— BEGIN Supplied records —

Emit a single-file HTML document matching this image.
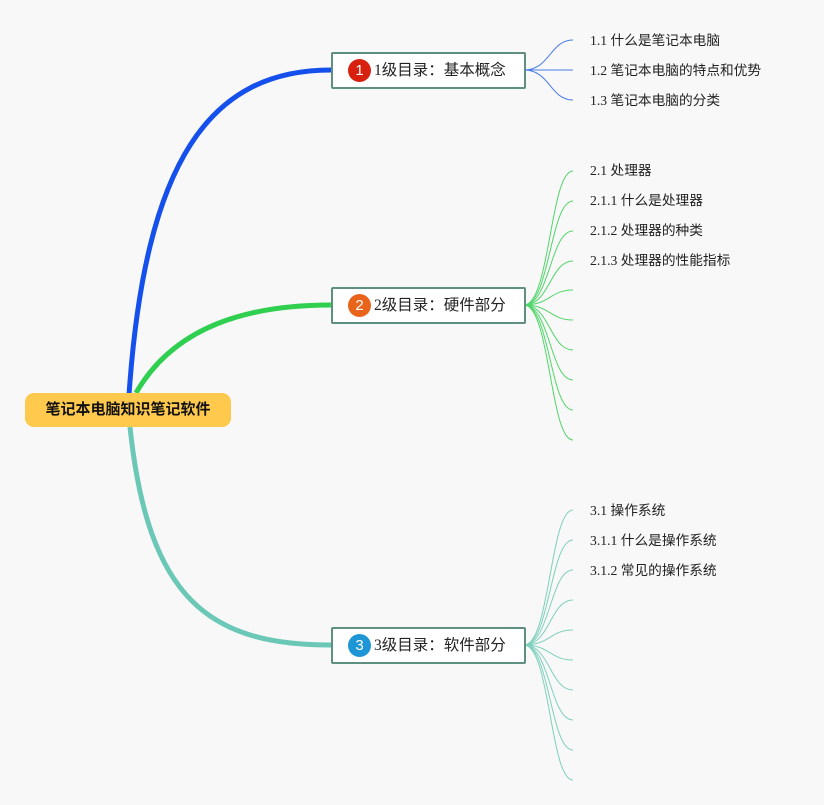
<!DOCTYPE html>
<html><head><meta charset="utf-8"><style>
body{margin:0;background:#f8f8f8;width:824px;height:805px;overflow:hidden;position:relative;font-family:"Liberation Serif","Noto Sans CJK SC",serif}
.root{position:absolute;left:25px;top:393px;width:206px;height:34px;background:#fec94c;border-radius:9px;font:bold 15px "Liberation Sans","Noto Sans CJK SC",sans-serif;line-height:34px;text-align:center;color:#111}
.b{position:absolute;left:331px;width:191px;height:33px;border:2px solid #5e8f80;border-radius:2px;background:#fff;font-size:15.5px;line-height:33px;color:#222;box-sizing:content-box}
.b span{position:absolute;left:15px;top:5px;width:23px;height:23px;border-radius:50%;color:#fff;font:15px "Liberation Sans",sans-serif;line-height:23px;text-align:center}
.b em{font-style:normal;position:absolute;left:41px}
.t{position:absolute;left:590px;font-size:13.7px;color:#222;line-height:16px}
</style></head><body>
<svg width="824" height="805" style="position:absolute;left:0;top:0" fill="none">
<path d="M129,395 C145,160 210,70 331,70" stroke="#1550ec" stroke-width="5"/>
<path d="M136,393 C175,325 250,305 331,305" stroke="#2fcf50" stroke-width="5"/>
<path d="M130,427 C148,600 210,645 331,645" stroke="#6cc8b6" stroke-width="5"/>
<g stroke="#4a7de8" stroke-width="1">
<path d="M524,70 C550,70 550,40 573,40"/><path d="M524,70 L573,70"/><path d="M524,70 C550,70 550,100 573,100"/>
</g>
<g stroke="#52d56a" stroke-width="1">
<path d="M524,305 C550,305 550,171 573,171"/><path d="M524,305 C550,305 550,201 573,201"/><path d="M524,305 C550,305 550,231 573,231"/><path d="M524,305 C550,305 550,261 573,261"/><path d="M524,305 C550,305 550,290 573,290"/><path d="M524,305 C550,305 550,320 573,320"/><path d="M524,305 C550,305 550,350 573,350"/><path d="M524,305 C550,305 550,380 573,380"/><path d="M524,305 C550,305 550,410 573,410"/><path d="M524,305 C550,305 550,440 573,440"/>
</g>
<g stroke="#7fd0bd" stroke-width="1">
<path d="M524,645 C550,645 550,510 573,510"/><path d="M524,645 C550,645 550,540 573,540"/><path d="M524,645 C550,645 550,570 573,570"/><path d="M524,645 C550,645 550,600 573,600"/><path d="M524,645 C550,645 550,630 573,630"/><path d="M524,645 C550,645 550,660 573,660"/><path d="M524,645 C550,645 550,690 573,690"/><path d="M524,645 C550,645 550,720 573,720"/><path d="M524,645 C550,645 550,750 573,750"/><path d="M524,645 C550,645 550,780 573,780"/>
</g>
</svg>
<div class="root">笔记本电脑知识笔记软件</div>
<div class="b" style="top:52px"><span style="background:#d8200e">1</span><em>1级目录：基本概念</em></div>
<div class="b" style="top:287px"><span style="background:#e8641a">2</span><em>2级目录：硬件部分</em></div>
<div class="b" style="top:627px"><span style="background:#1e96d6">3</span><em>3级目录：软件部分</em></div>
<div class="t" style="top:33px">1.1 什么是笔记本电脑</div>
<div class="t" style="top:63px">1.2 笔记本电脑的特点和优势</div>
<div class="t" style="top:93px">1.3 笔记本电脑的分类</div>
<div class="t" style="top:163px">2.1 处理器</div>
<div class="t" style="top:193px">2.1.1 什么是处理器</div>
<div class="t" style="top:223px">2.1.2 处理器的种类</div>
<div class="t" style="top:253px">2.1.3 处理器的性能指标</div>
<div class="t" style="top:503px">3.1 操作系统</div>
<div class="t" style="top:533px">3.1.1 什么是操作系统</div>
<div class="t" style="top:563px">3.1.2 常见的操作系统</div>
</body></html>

— END Supplied records —
— BEGIN Supplied records —

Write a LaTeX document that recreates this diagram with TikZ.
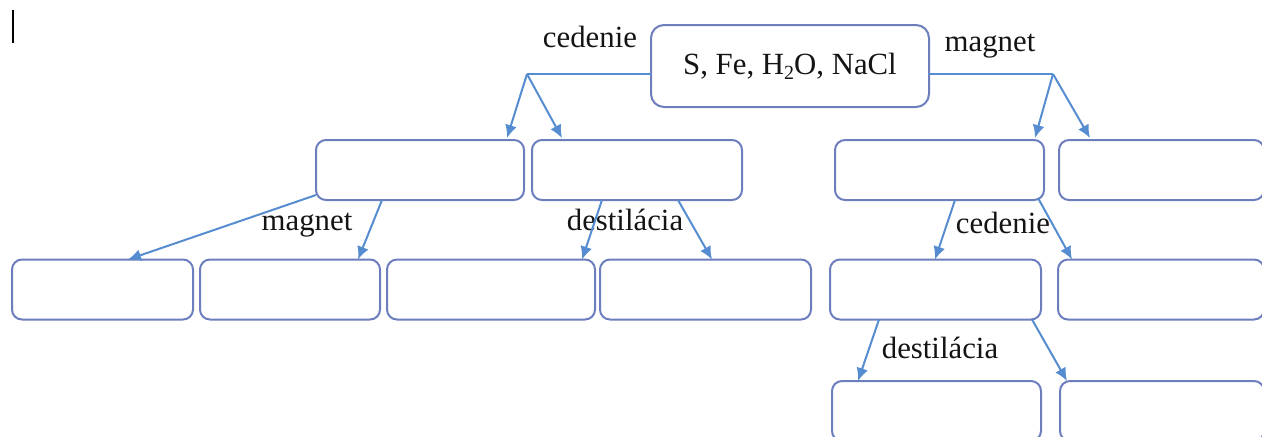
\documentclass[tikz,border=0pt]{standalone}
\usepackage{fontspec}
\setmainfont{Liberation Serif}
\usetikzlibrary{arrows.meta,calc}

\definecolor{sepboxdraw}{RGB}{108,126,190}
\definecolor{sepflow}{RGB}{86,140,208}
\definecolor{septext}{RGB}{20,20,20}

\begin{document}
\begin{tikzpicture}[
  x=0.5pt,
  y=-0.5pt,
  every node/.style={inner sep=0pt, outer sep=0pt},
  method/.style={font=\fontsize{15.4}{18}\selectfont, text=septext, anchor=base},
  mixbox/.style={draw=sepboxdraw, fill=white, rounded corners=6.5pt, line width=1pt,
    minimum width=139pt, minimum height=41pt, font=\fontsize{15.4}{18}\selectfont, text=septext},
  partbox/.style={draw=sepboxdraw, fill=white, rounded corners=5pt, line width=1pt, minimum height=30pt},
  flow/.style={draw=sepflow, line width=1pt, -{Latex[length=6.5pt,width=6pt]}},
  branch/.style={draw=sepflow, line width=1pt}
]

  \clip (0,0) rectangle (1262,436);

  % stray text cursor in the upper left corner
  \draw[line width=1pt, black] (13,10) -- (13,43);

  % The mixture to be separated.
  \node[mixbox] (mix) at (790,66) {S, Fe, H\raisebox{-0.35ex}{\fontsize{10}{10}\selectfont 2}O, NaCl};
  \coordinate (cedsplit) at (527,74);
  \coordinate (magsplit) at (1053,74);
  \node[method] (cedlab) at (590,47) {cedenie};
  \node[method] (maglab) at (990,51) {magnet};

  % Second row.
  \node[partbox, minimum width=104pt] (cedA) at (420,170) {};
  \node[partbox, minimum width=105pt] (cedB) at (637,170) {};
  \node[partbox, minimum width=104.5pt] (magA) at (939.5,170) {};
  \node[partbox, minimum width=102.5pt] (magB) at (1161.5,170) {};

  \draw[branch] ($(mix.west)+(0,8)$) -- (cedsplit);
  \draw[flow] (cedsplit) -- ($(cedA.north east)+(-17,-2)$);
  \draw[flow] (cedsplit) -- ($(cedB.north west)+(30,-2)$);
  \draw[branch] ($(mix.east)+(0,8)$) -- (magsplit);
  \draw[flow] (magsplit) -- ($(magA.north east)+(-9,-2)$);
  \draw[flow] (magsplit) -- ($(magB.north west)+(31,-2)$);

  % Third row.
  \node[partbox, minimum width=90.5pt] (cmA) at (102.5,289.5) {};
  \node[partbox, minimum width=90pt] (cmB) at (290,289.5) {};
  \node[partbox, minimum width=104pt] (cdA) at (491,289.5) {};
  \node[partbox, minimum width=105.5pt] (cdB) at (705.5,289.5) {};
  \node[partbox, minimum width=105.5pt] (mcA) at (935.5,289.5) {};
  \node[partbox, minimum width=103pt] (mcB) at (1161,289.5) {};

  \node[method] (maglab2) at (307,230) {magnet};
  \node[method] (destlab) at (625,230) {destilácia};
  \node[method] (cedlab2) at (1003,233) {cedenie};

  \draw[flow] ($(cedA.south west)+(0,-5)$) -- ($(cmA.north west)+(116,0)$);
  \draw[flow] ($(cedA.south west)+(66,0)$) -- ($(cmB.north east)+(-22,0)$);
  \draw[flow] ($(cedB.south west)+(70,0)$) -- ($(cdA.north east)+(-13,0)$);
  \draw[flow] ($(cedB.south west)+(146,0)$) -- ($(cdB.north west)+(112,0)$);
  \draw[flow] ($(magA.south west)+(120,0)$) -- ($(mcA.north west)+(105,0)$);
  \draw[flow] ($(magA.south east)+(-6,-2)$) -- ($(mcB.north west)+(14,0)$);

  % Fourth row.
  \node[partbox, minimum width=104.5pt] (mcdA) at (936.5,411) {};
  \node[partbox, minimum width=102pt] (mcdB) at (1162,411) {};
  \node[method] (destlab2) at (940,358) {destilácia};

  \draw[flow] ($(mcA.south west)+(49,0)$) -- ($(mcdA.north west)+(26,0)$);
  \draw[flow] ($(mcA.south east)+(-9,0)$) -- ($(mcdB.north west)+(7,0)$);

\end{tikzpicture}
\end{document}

— END Supplied records —

*Stated exercise:* Only lines with the word "this" should be collected from the material.

*Solved problem:*
Emit a single-file HTML document matching this image.
Write a LaTeX document that recreates this diagram with TikZ.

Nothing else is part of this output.